Two world-renown South Korean tech companies, Samsung and LG, may be innovating in different categories but each has cutting edge technology that promises to wow consumers.
Both want to produce components and products in new markets and rely less on foreign firms to supply them with integral parts.
LG this week unveiled a large flexible display that instantly recalls Steven Spielberg and Tom Cruise’s pre-crime tech thriller “Minority Report,” where police officers used hand motions to move items on the screen.
LG Display has produced the world’s largest OLED-based flexible display, measuring 18 inches across and featuring 1,200 by 810 pixel HD resolution. The display can be folded and rolled up like a poster into a 30-centimeter circle and still show video without a hitch thanks to its 30 radian.

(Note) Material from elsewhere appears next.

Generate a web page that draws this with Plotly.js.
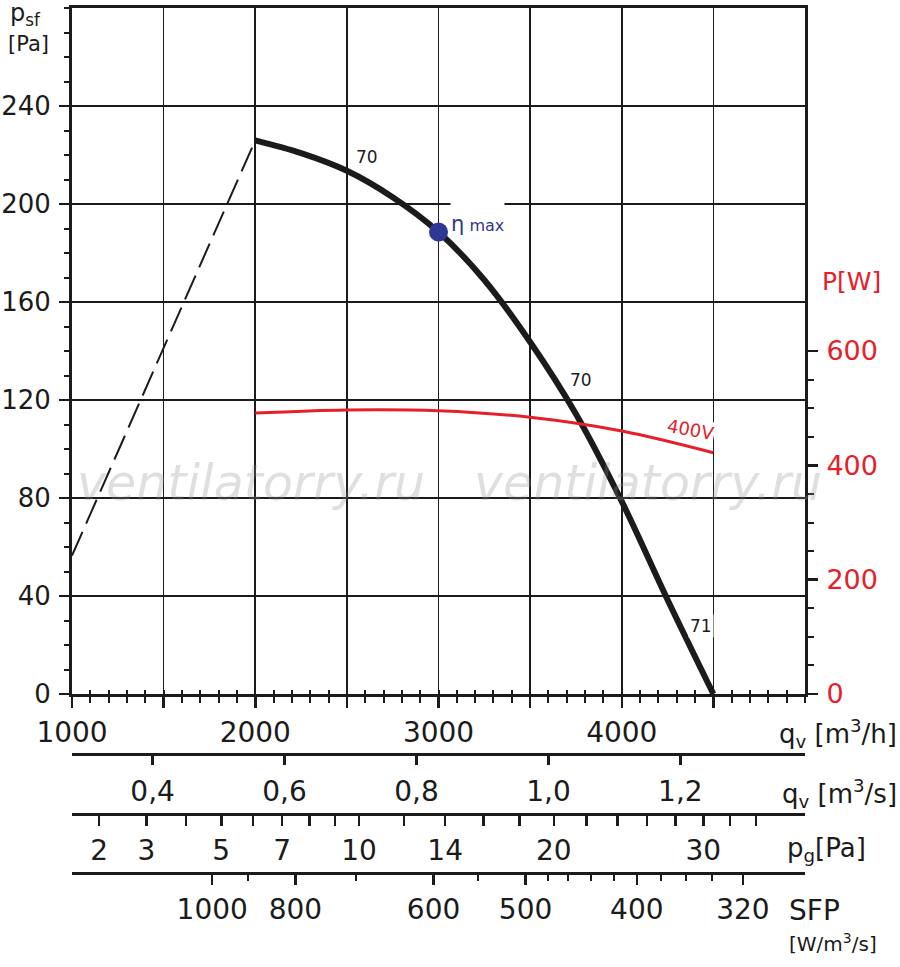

LG has made it a mission to develop a 60-inch display by 2017, an LG Display official told Korea JoongAng Daily.
Samsung, for its part, which has enjoyed wide success with its Android-based Galaxy line of tablets and smartphones, is now setting its sights on producing proprietary microprocessors that would retire Qualcomm’s Snapdragon chips, which are currently powering the hot-selling Galaxy S5 and Note 3.
The Note 4 is likely to come from the factory with Samsung’s Exynos chips later this fall, a industry source told the Korean newspaper.
Samsung is also counting on OLED (AMOLED) technology in its Galaxy Tab S, released this week in Korea and 19 other countries, to make the device more appealing because it has better resolution and consumes less energy.